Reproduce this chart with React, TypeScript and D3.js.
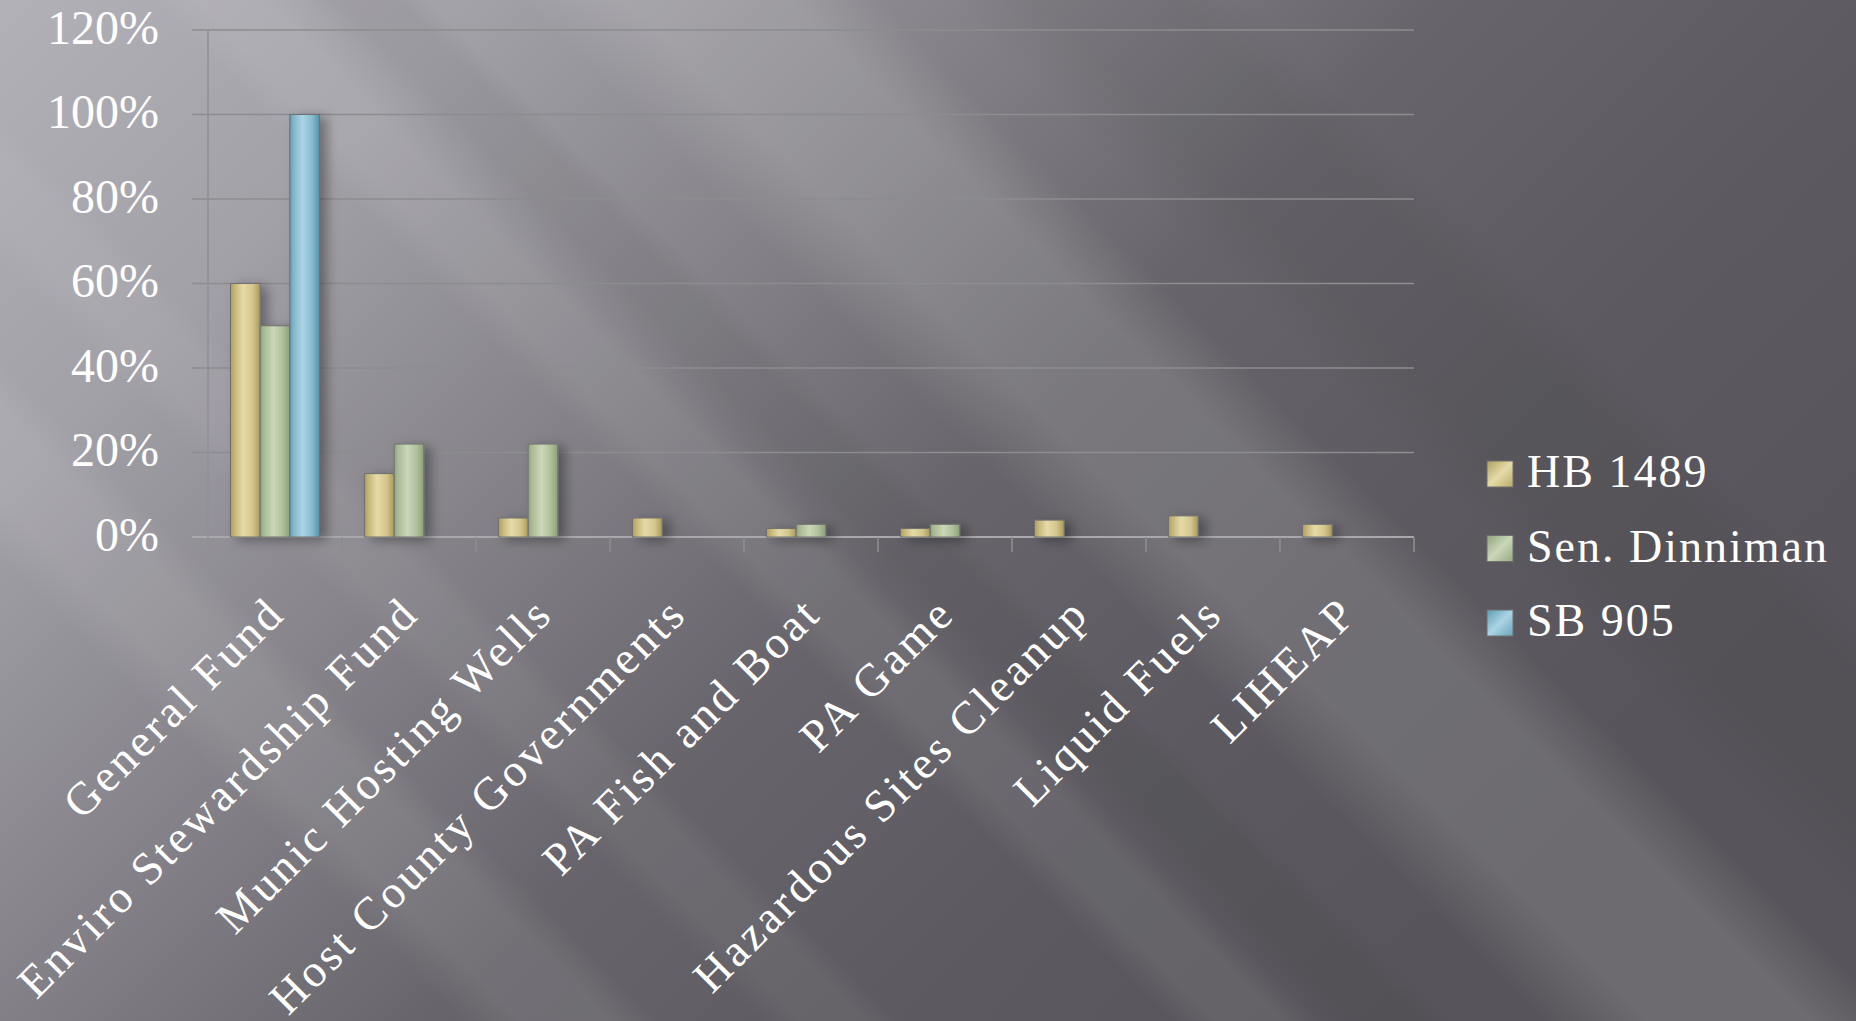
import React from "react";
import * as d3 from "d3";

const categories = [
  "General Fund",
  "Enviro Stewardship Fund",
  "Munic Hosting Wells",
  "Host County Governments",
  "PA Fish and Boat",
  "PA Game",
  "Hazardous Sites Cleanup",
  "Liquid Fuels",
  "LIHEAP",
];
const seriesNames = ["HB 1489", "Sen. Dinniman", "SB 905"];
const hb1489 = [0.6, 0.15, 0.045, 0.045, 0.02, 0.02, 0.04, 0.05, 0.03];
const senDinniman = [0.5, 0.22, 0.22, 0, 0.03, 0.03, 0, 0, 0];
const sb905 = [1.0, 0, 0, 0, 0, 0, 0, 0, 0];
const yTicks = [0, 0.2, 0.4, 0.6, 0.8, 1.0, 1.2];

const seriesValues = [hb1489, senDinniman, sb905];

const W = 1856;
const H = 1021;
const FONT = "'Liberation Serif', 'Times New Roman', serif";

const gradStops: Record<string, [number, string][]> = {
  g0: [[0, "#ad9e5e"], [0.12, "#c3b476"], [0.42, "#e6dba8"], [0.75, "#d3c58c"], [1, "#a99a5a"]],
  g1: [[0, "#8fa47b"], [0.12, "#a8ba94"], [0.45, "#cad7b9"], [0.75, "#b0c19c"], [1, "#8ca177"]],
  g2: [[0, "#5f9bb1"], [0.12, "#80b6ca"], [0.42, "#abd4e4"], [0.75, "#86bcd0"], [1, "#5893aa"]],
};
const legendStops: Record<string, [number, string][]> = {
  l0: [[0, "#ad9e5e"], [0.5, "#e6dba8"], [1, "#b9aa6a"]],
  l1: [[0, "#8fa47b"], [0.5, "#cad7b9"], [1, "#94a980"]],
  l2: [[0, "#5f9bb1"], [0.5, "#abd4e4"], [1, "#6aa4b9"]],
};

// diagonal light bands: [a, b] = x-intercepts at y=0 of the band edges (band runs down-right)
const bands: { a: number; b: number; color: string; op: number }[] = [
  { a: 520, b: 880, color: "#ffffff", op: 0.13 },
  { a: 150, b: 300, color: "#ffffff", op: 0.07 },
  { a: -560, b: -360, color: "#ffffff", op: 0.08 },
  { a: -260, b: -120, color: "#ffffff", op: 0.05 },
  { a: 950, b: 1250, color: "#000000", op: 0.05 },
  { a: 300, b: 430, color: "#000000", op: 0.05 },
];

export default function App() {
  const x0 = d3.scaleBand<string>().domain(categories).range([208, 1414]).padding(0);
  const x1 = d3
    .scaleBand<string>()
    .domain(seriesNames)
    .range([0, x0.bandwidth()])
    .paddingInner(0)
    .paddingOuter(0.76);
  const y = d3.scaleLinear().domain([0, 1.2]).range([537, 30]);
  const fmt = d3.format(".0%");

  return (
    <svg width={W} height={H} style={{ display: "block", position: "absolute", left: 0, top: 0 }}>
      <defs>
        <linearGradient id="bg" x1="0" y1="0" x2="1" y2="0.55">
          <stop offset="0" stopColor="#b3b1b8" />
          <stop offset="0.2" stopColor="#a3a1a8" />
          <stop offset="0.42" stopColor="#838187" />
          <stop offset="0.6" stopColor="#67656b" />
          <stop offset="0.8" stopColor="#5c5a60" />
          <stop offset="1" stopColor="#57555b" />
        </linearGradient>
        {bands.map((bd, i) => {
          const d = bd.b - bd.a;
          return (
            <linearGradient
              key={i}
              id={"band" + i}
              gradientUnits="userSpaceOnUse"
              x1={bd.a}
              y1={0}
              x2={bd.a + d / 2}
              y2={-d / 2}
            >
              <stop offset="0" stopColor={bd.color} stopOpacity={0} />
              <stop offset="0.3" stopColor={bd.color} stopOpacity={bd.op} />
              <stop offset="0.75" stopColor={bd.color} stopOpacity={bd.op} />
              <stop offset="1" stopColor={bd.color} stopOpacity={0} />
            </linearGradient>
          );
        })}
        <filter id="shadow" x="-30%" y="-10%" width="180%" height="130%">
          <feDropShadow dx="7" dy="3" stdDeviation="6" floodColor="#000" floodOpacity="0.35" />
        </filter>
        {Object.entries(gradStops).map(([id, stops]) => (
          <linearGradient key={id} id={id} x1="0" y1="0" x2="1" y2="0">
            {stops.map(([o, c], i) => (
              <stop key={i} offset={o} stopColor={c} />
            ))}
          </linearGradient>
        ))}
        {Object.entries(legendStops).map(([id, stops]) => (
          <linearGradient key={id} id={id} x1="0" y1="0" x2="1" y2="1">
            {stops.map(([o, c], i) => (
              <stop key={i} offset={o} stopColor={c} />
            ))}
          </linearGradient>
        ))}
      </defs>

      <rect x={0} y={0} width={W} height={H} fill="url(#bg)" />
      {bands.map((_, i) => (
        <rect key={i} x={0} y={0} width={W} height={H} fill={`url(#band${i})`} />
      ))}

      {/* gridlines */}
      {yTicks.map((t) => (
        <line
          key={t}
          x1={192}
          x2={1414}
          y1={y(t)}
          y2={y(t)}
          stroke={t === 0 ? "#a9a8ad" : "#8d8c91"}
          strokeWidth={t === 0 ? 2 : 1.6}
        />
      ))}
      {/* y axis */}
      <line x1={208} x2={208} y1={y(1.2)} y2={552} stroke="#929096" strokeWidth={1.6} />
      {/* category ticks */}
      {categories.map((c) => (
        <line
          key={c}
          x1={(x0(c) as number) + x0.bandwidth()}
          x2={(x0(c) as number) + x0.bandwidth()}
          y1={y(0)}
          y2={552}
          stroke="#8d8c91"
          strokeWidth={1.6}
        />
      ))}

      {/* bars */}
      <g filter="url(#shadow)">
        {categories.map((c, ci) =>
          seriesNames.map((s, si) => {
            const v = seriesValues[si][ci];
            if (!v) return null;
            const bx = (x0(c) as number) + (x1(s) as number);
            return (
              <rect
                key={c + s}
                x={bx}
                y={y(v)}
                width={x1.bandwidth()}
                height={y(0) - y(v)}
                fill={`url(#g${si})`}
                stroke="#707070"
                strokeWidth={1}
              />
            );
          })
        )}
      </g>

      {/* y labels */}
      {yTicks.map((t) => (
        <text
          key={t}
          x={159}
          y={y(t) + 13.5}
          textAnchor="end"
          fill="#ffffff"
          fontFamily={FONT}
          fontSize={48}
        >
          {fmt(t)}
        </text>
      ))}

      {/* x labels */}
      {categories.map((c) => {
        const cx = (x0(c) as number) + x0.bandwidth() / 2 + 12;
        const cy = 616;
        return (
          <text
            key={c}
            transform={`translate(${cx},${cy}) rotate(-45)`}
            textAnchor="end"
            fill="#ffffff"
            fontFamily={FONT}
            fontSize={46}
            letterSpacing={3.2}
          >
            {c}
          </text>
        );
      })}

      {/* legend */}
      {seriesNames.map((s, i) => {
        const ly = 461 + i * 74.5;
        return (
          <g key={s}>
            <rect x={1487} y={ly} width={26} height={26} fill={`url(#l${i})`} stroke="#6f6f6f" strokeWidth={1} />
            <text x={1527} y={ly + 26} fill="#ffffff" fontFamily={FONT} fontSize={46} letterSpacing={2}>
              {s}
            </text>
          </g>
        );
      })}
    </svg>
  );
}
--
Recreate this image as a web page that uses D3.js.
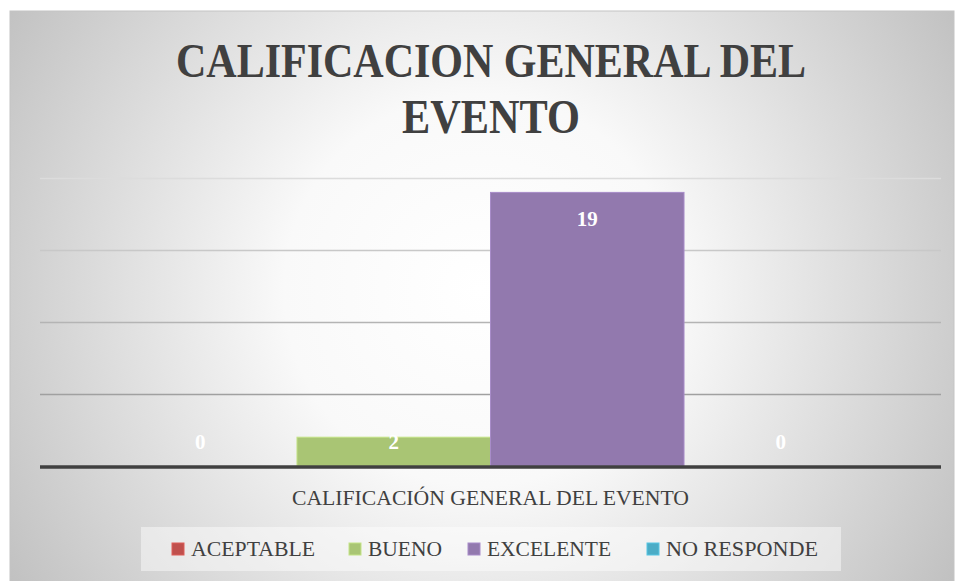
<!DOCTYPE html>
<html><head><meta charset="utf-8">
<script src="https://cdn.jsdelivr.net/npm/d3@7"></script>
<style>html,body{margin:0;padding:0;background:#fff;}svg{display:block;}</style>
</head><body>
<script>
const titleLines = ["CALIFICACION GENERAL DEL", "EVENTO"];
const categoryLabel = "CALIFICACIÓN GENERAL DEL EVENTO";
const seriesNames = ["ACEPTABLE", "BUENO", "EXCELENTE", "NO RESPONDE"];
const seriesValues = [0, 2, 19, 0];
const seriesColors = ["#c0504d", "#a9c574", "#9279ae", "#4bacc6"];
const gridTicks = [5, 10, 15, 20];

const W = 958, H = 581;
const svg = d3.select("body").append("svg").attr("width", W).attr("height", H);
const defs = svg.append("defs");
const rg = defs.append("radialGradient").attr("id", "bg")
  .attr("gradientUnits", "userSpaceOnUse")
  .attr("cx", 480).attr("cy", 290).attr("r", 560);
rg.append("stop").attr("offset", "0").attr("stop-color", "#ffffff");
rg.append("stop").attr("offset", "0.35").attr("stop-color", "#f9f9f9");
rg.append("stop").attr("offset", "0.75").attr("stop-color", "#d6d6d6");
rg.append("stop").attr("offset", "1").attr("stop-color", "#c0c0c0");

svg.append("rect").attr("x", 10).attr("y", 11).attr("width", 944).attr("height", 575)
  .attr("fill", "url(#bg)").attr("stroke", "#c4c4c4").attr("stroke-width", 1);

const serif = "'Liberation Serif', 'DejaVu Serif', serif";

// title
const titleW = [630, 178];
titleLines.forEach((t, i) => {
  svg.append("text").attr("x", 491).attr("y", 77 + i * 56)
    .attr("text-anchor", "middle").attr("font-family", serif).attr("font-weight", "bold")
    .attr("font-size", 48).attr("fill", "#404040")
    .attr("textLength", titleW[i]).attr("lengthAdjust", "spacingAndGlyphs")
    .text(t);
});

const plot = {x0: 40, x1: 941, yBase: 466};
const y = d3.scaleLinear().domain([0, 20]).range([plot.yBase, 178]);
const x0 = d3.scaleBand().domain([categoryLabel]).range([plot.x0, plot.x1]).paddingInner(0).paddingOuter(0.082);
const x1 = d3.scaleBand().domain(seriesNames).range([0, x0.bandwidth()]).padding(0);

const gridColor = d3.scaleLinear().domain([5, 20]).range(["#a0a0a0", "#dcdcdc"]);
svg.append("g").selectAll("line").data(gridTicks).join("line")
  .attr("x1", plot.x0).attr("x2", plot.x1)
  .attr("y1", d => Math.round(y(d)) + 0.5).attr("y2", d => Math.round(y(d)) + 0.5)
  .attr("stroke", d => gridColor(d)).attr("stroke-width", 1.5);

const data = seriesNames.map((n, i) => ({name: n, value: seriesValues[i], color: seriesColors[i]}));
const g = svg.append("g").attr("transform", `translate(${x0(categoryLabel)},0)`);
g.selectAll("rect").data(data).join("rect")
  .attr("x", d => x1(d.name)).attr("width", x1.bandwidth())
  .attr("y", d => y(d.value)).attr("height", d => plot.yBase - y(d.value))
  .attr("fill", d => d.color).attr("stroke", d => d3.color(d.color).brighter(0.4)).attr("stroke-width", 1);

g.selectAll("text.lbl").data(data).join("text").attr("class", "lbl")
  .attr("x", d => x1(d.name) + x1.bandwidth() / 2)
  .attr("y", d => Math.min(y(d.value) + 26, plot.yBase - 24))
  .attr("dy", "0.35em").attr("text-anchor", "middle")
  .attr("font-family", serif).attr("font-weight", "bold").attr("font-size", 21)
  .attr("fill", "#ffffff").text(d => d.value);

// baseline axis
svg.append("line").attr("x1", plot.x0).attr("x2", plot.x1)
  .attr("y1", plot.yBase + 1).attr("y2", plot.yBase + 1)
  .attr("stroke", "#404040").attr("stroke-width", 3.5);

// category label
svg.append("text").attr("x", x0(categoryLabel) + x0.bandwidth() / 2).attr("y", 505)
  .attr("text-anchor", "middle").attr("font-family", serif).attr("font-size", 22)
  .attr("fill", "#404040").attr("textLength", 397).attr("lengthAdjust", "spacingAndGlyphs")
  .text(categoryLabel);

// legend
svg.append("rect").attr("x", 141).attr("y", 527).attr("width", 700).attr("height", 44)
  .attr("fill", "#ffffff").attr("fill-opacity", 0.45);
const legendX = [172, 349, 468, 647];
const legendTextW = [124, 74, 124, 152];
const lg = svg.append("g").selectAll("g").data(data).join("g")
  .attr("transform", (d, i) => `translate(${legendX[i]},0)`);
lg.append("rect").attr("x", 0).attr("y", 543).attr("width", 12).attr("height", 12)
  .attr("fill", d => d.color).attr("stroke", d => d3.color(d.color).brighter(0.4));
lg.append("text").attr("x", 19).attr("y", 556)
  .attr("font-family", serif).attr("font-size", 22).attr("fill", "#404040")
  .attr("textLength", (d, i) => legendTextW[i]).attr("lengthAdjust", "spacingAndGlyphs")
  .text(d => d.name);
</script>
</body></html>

### Stated task
Start at the line containing "Reproduce this chart" and stop at the line containing "import * as"; transcribe those lines exactly, skipping pictures.

### Task answer
Reproduce this chart with React, TypeScript and D3.js.
import React from "react";
import * as d3 from "d3";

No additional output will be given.